The inexplicable cure of a young French nun from Parkinson's disease ... seemed difficult for the Vatican to certify as a miracle. According to the Vatican's own rules, the medically inexplicable cure must be instantaneous, complete, and lasting. Some are arguing that the world will have to wait her entire lifetime to determine whether it was lasting, in case the symptoms return. In addition, doubts have been cast about whether she had Parkinson's to begin with [Miracle under scrutiny in John Paul beatification Independent, 29 March 2010].Update: Pope Benedict XVI has now formally approved this miracle [BBC News 14 January 2011]. Obviously he had no choice. "Nuns can be very useful." [Jesus and Mo, 16 April 2007]
Finally, we may note that similar controversy surrounds the miracle attributed to Mother Teresa for the purposes of her beatification.
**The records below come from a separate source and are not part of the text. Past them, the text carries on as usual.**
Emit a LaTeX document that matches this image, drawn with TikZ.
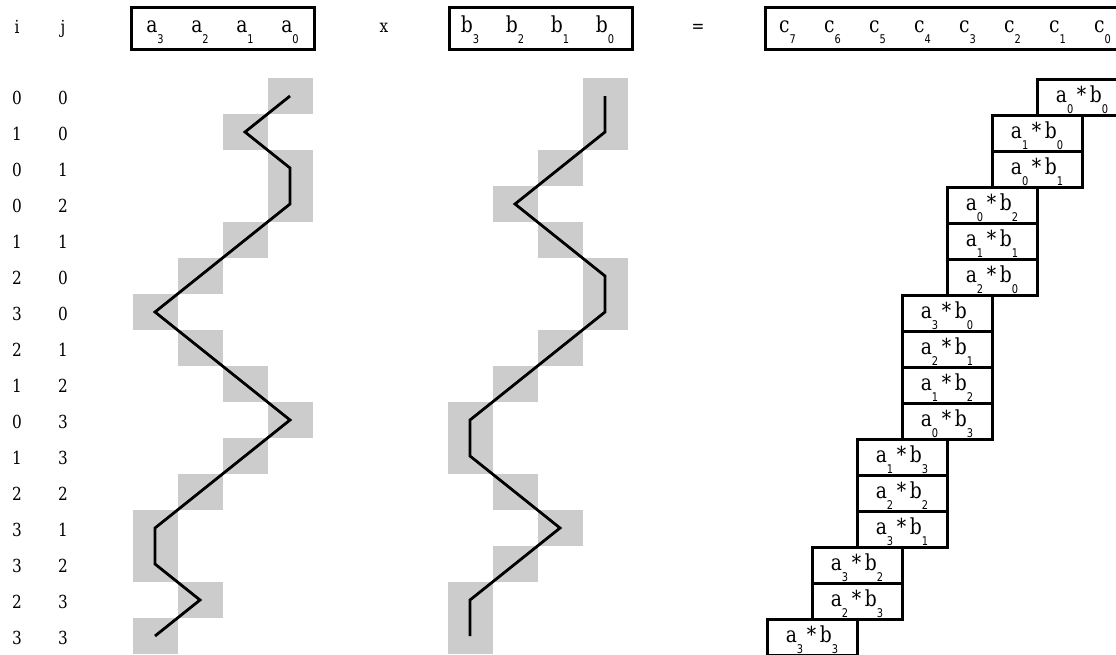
\documentclass[tikz,border=0pt]{standalone}
\usepackage{fontspec}
\setmainfont[FakeStretch=0.85]{DejaVu Serif}
\newfontfamily\subfont[FakeStretch=0.82]{DejaVu Sans}
% letter with a dropped, condensed index
\newcommand{\ix}[2]{#1\raisebox{-0.5em}{\subfont\fontsize{12}{12}\selectfont #2}}
\tikzset{
  num/.style={font=\fontsize{18}{18}\selectfont, anchor=base, inner sep=0pt},
  lbl/.style={font=\fontsize{22}{22}\selectfont, anchor=base, inner sep=0pt},
  hdrbox/.style={draw, line width=3pt, minimum height=42pt, inner sep=0pt},
  cell/.style={fill=black!20, minimum width=45pt, minimum height=36pt, inner sep=0pt},
  prodbox/.style={draw, line width=3pt, minimum width=90pt, minimum height=36pt, inner sep=0pt},
  walk/.style={line width=2.8pt, line join=miter},
}
\begin{document}
\begin{tikzpicture}[x=1pt, y=-1pt]
\useasboundingbox (0,0) rectangle (1116,654);
\clip (0,0) rectangle (1116,654);
\def\pairs{0/0,1/0,0/1,0/2,1/1,2/0,3/0,2/1,1/2,0/3,1/3,2/2,3/1,3/2,2/3,3/3}

% header row
\node[num] (hi) at (17,33) {i};
\node[num] (hj) at (63,33) {j};
\node[hdrbox, minimum width=183pt] (A) at (222.5,28) {};
\node[hdrbox, minimum width=183pt] (B) at (540.5,28) {};
\node[hdrbox, minimum width=360pt] (C) at (945,28) {};
\foreach \m in {0,...,3} {
  \pgfmathtruncatemacro\n{3-\m}
  \node[lbl] (a\n) at ({155+45*\m},32) {\ix{a}{\n}};
  \node[lbl] (b\n) at ({470+45*\m},32) {\ix{b}{\n}};
}
\foreach \m in {0,...,7} {
  \pgfmathtruncatemacro\n{7-\m}
  \node[lbl] (c\n) at ({787.5+45*\m},32) {\ix{c}{\n}};
}
\node[num] (times) at (384,32) {x};
\node[num] (eq) at (698,32) {=};

% index table, visited cells and product boxes
\foreach \i/\j [count=\k from 0] in \pairs {
  \pgfmathsetmacro\y{96+36*\k}
  \node[num] (ri\k) at (17,\y+8.5) {\i};
  \node[num] (rj\k) at (63,\y+8.5) {\j};
  \node[cell] (sa\k) at ({290-45*\i},\y) {};
  \node[cell] (sb\k) at ({605-45*\j},\y) {};
  \pgfmathtruncatemacro\s{\i+\j}
  \node[prodbox] (p\k) at ({1082-45*\s},\y+1) {};
  \node[lbl] (t\k) at ({1082-45*\s},\y+6) {\ix{a}{\i}\,*\,\ix{b}{\j}};
}

% walks through the operand digits
\draw[walk] (sa0.center) foreach \k in {1,...,15} { -- (sa\k.center) };
\draw[walk] (sb0.center) foreach \k in {1,...,15} { -- (sb\k.center) };
\end{tikzpicture}
\end{document}
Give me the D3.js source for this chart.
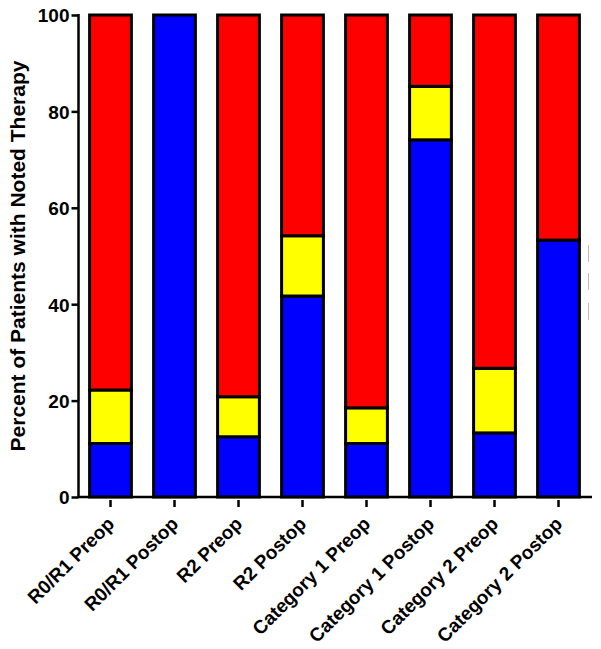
<!DOCTYPE html>
<html><head><meta charset="utf-8">
<script src="https://cdn.jsdelivr.net/npm/d3@7"></script>
<style>body{margin:0;background:#fff}svg{display:block}text{font-family:"Liberation Sans",Arial,sans-serif;font-weight:bold}</style>
</head><body><svg id="c" width="601" height="649"></svg>
<script>
const categories = ["R0/R1 Preop","R0/R1 Postop","R2 Preop","R2 Postop","Category 1 Preop","Category 1 Postop","Category 2 Preop","Category 2 Postop"];
const blueValues   = [11.1, 100, 12.5, 41.7, 11.1, 74.1, 13.3, 53.3];
const yellowValues = [11.1, 0, 8.3, 12.5, 7.4, 11.1, 13.4, 0];
const redValues    = [77.8, 0, 79.2, 45.8, 81.5, 14.8, 73.3, 46.7];
const seriesKeys = ["blue","yellow","red"];
const seriesColors = ["#0000ff","#ffff00","#ff0000"];
const yTicks = [0,20,40,60,80,100];
const yTitle = "Percent of Patients with Noted Therapy";

const svg = d3.select("#c");
const margin = {left:78.5};
const x = d3.scaleBand().domain(categories).range([margin.left, 590.5]).paddingInner(0.3).paddingOuter(0.15);
const y = d3.scaleLinear().domain([0,100]).range([497, 15]);

const table = categories.map((c,i)=>({cat:c, blue:blueValues[i], yellow:yellowValues[i], red:redValues[i]}));
const stack = d3.stack().keys(seriesKeys)(table);

stack.forEach((s,si)=>{
  svg.append("g").selectAll("rect").data(s.filter(d=>d[1]-d[0]>0)).join("rect")
    .attr("x", d=>x(d.data.cat)+1.5)
    .attr("width", x.bandwidth()-3)
    .attr("y", d=>y(d[1]))
    .attr("height", d=>y(d[0])-y(d[1]))
    .attr("fill", seriesColors[si])
    .attr("stroke","#000").attr("stroke-width",3);
});

// y axis
const ya = svg.append("g").attr("transform",`translate(${margin.left},0)`)
  .call(d3.axisLeft(y).tickValues(yTicks).tickSize(7).tickPadding(2));
ya.select(".domain").attr("stroke","#000").attr("stroke-width",2.5).attr("d",`M0,${y(100)-1}V${y(0)+1}`);
ya.selectAll(".tick line").attr("stroke","#000").attr("stroke-width",2.5);
ya.selectAll(".tick text").attr("font-size",19).attr("fill","#000").attr("dy","0.36em");

// x axis
const xa = svg.append("g").attr("transform",`translate(0,${y(0)})`)
  .call(d3.axisBottom(x).tickSize(0));
xa.select(".domain").attr("stroke","#000").attr("stroke-width",2.5).attr("d",`M${margin.left-1},0H592`);
xa.selectAll(".tick").append("line").attr("x1",0).attr("x2",0).attr("y1",3).attr("y2",10).attr("stroke","#000").attr("stroke-width",2.5);
xa.selectAll(".tick text").attr("font-size",19).attr("fill","#000")
  .attr("text-anchor","end").attr("dy",0)
  .attr("transform","translate(5,28) rotate(-45)").attr("y",0).attr("x",0);

// y title
svg.append("text").attr("transform",`translate(25,256) rotate(-90)`)
  .attr("text-anchor","middle").attr("font-size",21).attr("fill","#000").text(yTitle);

// faint remnants at right
[[245,262],[273,290],[303,320]].forEach(([a,b])=>{
  svg.append("line").attr("x1",588.5).attr("x2",588.5).attr("y1",a).attr("y2",b).attr("stroke","#bbb").attr("stroke-width",1);
});
</script></body></html>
In 2002, the Vatican recognized as a miracle the healing of a tumor in the abdomen of an Indian woman, Monica Besra, after the application of a locket containing Mother Teresa's picture. Besra said that a beam of light emanated from the picture, curing the cancerous tumor. Critics — including some of Besra's medical staff and, initially, Besra's husband — insisted that conventional medical treatment had eradicated the tumor [Wikipedia: Mother Teresa].
Lacking the sophisticated theological thinking with which the Vatican is blessed, popular journalism tends to describe all cases of unexplained recovery as miraculous. For example, an elderly widower appears to have regained his sight after kissing a photograph of his late wife. (It's a miracle! Daily Mail 17 Feb 2011. Obituary notice November 2009.)
See also Gary Wills, Stealing Newman, NYR Blog, 16 September 2010
80-year-old Spanish cardinal Agustin Garcia Gasco Vicente, in Rome for the beatification of late pope John Paul II, died of a heart attack on Sunday shortly before the start of the ceremony. [News24 1 May 2011]. Doesn't that cancel out one of the miracles?